Bisnis.com, JAKARTA – Otoritas Jasa Keuangan (OJK) memperingati pelaku industri perbankan untuk mewaspadai risiko kredit di sektor manufaktur dan komoditas. Hal ini sejalan dengan adanya ancaman perlambatan ekonomi global pada 2023.
Menanggapi hal tersebut, Direktur Utama PT Bank Ina Perdana Tbk. (BINA) Daniel Budirahayu mengatakan industri perbankan harus tetap mengedepankan prinsip kehati-hatian dalam menyalurkan kredit secara umum, dan tidak hanya terbatas pada dua sektor tersebut.
“Saya setuju dengan peringatan OJK untuk ekstra hati-hati menyalurkan kredit, bukan hanya ke manufaktur dan tekstil tetapi secara umum. Perbankan harus waspada dengan situasi ekonomi dunia,” ujarnya ketika dihubungi Bisnis, Rabu (21/12/2022).
Kendati dibayangi ancaman resesi pada tahun depan, Daniel menilai masih beberapa sektor industri yang memiliki resiliensi dan mampu mengungkit pertumbuhan kredit ke depan. Di antaranya sektor perdagangan khususnya consumer goods dan pertambangan.
Sampai dengan kuartal III/2022, Bank Ina Perdana mencatatkan portofolio kredit mencapai Rp8,64 triliun. Jumlah ini naik signifikan dibandingkan posisi akhir 2021, yakni Rp3,7 triliun. Adapun aset dari emiten berkode saham BINA ini telah mencapai Rp20,30 triliun.
Dihubungi terpisah, Presiden Direktur PT Bank Central Asia Tbk. (BBCA) Jahja Setiaatmadja sependapat dengan OJK untuk meningkatkan kehati-hatian dalam menyalurkan kredit ke sektor manufaktur. “Dan untuk yang sudah ada kami jaga untuk modal kerja mereka,” kata Jahja.
Baca Juga
Emiten bersandi BBCA ini pada kuartal III/2022 membukukan realisasi kredit secara bank only sebesar Rp662,7 triliun atau meningkat 12,1 persen secara year-on-year (yoy). Dari jumlah tersebut, sebanyak 23,3 persen mengalir ke sektor manufaktur.

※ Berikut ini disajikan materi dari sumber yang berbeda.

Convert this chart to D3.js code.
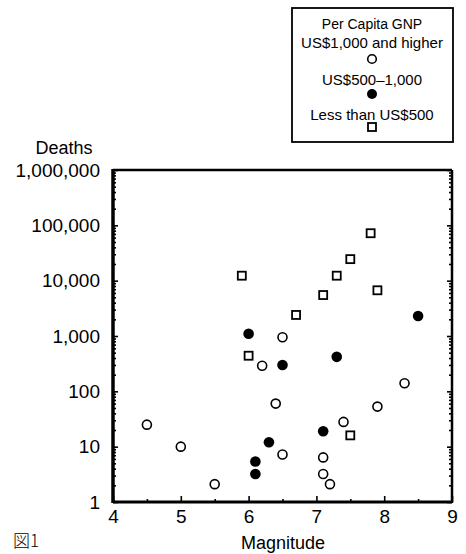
<!DOCTYPE html>
<html>
<head>
<meta charset="utf-8">
<script src="https://cdn.jsdelivr.net/npm/d3@7"></script>
<style>
  body { margin: 0; background: #fff; }
  svg { font-family: "Liberation Sans", Arial, sans-serif; }
  .axis text { font-size: 19px; fill: #000; }
  .axis line { stroke: #000; stroke-width: 1.6; }
  .legend text { font-size: 15px; fill: #000; }
</style>
</head>
<body>
<div id="chart"></div>
<script>
  // earthquakes: magnitude vs deaths, by per capita GNP group
  var highMag = [4.5, 5.0, 5.5, 6.2, 6.4, 6.5, 6.5, 7.1, 7.1, 7.2, 7.4, 7.9, 8.3]
  var highDeaths = [25, 10, 2.1, 290, 60, 950, 7.2, 6.4, 3.2, 2.1, 28, 53, 140]

  var midMag = [6.0, 6.5, 6.3, 6.1, 6.1, 7.3, 7.1, 8.5]
  var midDeaths = [1100, 300, 12, 5.4, 3.2, 420, 19, 2300]

  var lowMag = [5.9, 6.0, 6.7, 7.1, 7.3, 7.5, 7.8, 7.9, 7.5]
  var lowDeaths = [12300, 440, 2400, 5500, 12300, 24500, 72000, 6700, 16]

  var xTicks = [4, 5, 6, 7, 8, 9]
  var xMinor = [4.5, 5.5, 6.5, 7.5, 8.5]
  var yTicks = [1, 10, 100, 1000, 10000, 100000, 1000000]

  var legendTitle = "Per Capita GNP"
  var legendLabels = ["US$1,000 and higher", "US$500\u20131,000", "Less than US$500"]

  var width = 466, height = 554;
  var plotLeft = 113, plotRight = 452, plotTop = 170, plotBottom = 502;

  var svg = d3.select("#chart").append("svg")
    .attr("width", width)
    .attr("height", height);

  var x = d3.scaleLinear().domain([4, 9]).range([plotLeft, plotRight]);
  var y = d3.scaleLog().domain([1, 1000000]).range([plotBottom, plotTop]);

  // minor ticks for log axis
  var yMinor = [];
  for (var e = 0; e < 6; e++) {
    for (var m = 2; m < 10; m++) yMinor.push(m * Math.pow(10, e));
  }

  function noDomain(g){ g.select(".domain").remove(); }

  // left axis
  svg.append("g")
    .attr("class", "axis")
    .attr("transform", "translate(" + plotLeft + ",0)")
    .call(d3.axisLeft(y).tickValues(yTicks).tickFormat(d3.format(","))
      .tickSizeInner(-5).tickSizeOuter(0).tickPadding(13))
    .call(noDomain);

  svg.append("g")
    .attr("class", "axis")
    .attr("transform", "translate(" + plotLeft + ",0)")
    .call(d3.axisLeft(y).tickValues(yMinor).tickFormat("")
      .tickSizeInner(-3).tickSizeOuter(0))
    .call(noDomain);

  // right axis
  svg.append("g")
    .attr("class", "axis")
    .attr("transform", "translate(" + plotRight + ",0)")
    .call(d3.axisRight(y).tickValues(yTicks).tickFormat("")
      .tickSizeInner(-5).tickSizeOuter(0))
    .call(noDomain);

  svg.append("g")
    .attr("class", "axis")
    .attr("transform", "translate(" + plotRight + ",0)")
    .call(d3.axisRight(y).tickValues(yMinor).tickFormat("")
      .tickSizeInner(-3).tickSizeOuter(0))
    .call(noDomain);

  // bottom axis
  svg.append("g")
    .attr("class", "axis")
    .attr("transform", "translate(0," + plotBottom + ")")
    .call(d3.axisBottom(x).tickValues(xTicks).tickFormat(d3.format("d"))
      .tickSizeInner(-6).tickSizeOuter(0).tickPadding(8))
    .call(noDomain);

  svg.append("g")
    .attr("class", "axis")
    .attr("transform", "translate(0," + plotBottom + ")")
    .call(d3.axisBottom(x).tickValues(xMinor).tickFormat("")
      .tickSizeInner(-3).tickSizeOuter(0))
    .call(noDomain);

  // frame
  svg.append("line").attr("x1", plotLeft).attr("x2", plotLeft).attr("y1", plotTop - 1).attr("y2", plotBottom + 1)
    .attr("stroke", "#000").attr("stroke-width", 3.5);
  svg.append("line").attr("x1", plotLeft).attr("x2", plotRight).attr("y1", plotBottom).attr("y2", plotBottom)
    .attr("stroke", "#000").attr("stroke-width", 3);
  svg.append("line").attr("x1", plotRight).attr("x2", plotRight).attr("y1", plotTop).attr("y2", plotBottom + 1)
    .attr("stroke", "#000").attr("stroke-width", 2.5);
  svg.append("line").attr("x1", plotLeft).attr("x2", plotRight).attr("y1", plotTop).attr("y2", plotTop)
    .attr("stroke", "#000").attr("stroke-width", 2.5);

  // axis titles
  svg.append("text")
    .attr("x", 64)
    .attr("y", 154)
    .attr("text-anchor", "middle")
    .style("font-size", "18px")
    .text("Deaths");

  svg.append("text")
    .attr("x", 283)
    .attr("y", 549)
    .attr("text-anchor", "middle")
    .style("font-size", "18px")
    .text("Magnitude");

  svg.append("text")
    .attr("x", 13)
    .attr("y", 547)
    .style("font-family", "'Noto Sans CJK JP'")
    .style("font-size", "17px")
    .style("font-weight", "300")
    .text("図1");

  // points
  var plot = svg.append("g");

  plot.selectAll(".high")
    .data(d3.zip(highMag, highDeaths))
  .enter().append("circle")
    .attr("class", "high")
    .attr("cx", function(d){ return x(d[0]); })
    .attr("cy", function(d){ return y(d[1]); })
    .attr("r", 4.5)
    .attr("fill", "#fff")
    .attr("stroke", "#000")
    .attr("stroke-width", 1.6);

  plot.selectAll(".mid")
    .data(d3.zip(midMag, midDeaths))
  .enter().append("circle")
    .attr("class", "mid")
    .attr("cx", function(d){ return x(d[0]); })
    .attr("cy", function(d){ return y(d[1]); })
    .attr("r", 5.3)
    .attr("fill", "#000");

  plot.selectAll(".low")
    .data(d3.zip(lowMag, lowDeaths))
  .enter().append("rect")
    .attr("class", "low")
    .attr("x", function(d){ return x(d[0]) - 4; })
    .attr("y", function(d){ return y(d[1]) - 4; })
    .attr("width", 8)
    .attr("height", 8)
    .attr("fill", "#fff")
    .attr("stroke", "#000")
    .attr("stroke-width", 1.8);

  // legend
  var legend = svg.append("g").attr("class", "legend");
  var cx = 372;

  legend.append("rect")
    .attr("x", 292).attr("y", 8)
    .attr("width", 161).attr("height", 134)
    .attr("fill", "none")
    .attr("stroke", "#000")
    .attr("stroke-width", 1.8);

  legend.append("text")
    .attr("x", cx).attr("y", 29)
    .attr("text-anchor", "middle")
    .style("font-size", "14px")
    .text(legendTitle);

  var rowY = [48, 85, 120];
  legend.selectAll(".lab")
    .data(legendLabels)
  .enter().append("text")
    .attr("class", "lab")
    .attr("x", cx)
    .attr("y", function(d, i){ return rowY[i]; })
    .attr("text-anchor", "middle")
    .text(function(d){ return d; });

  legend.append("circle")
    .attr("cx", cx).attr("cy", 59).attr("r", 4.3)
    .attr("fill", "#fff").attr("stroke", "#000").attr("stroke-width", 1.6);
  legend.append("circle")
    .attr("cx", cx).attr("cy", 94).attr("r", 5)
    .attr("fill", "#000");
  legend.append("rect")
    .attr("x", cx - 4).attr("y", 123).attr("width", 8).attr("height", 8)
    .attr("fill", "#fff").attr("stroke", "#000").attr("stroke-width", 1.8);
</script>
</body>
</html>
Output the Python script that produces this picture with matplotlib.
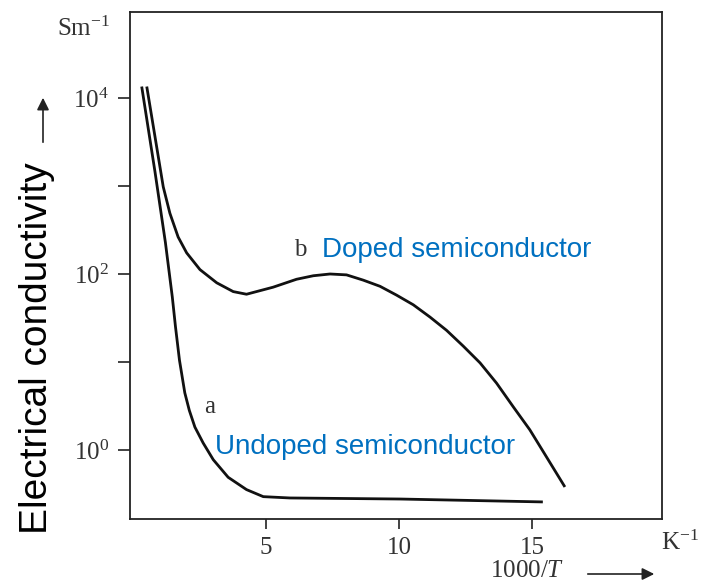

Sebelumnya, Ketua Dewan Komisioner OJK Mahendra Siregar menyampaikan bahwa industri jasa keuangan perlu mewaspadai perkembangan global yang diperkirakan mengalami pelemahan ekonomi. Oleh karena itu, otoritas telah menyiapkan sejumlah strategi sebagai langkah mitigasi.
“Dalam menghadapi situasi tersebut, tentunya kami sudah menyiapkan sejumlah strategi, salah satunya adalah melakukan pengawalan pada sektor komoditas dan industri tertentu,” tuturnya.
Menurut dia, perlambatan ekonomi yang terjadi di tingkat global menimbulkan kerawanan bagi sektor komoditas ataupun industri tertentu. Oleh sebab itu, eksposur kredit perbankan yang menyasar dua sektor tersebut perlu dikawal dengan baik.
Sementara itu, untuk dalam negeri, Mahendra menuturkan bahwa beberapa pasar ekspor mengalami pelemahan pasar. Semisal, industri manufaktur seperti tekstil dan alas kaki. Sektor ini dinilai perlu diberikan ruang perpanjangan restrukturisasi hingga satu tahun.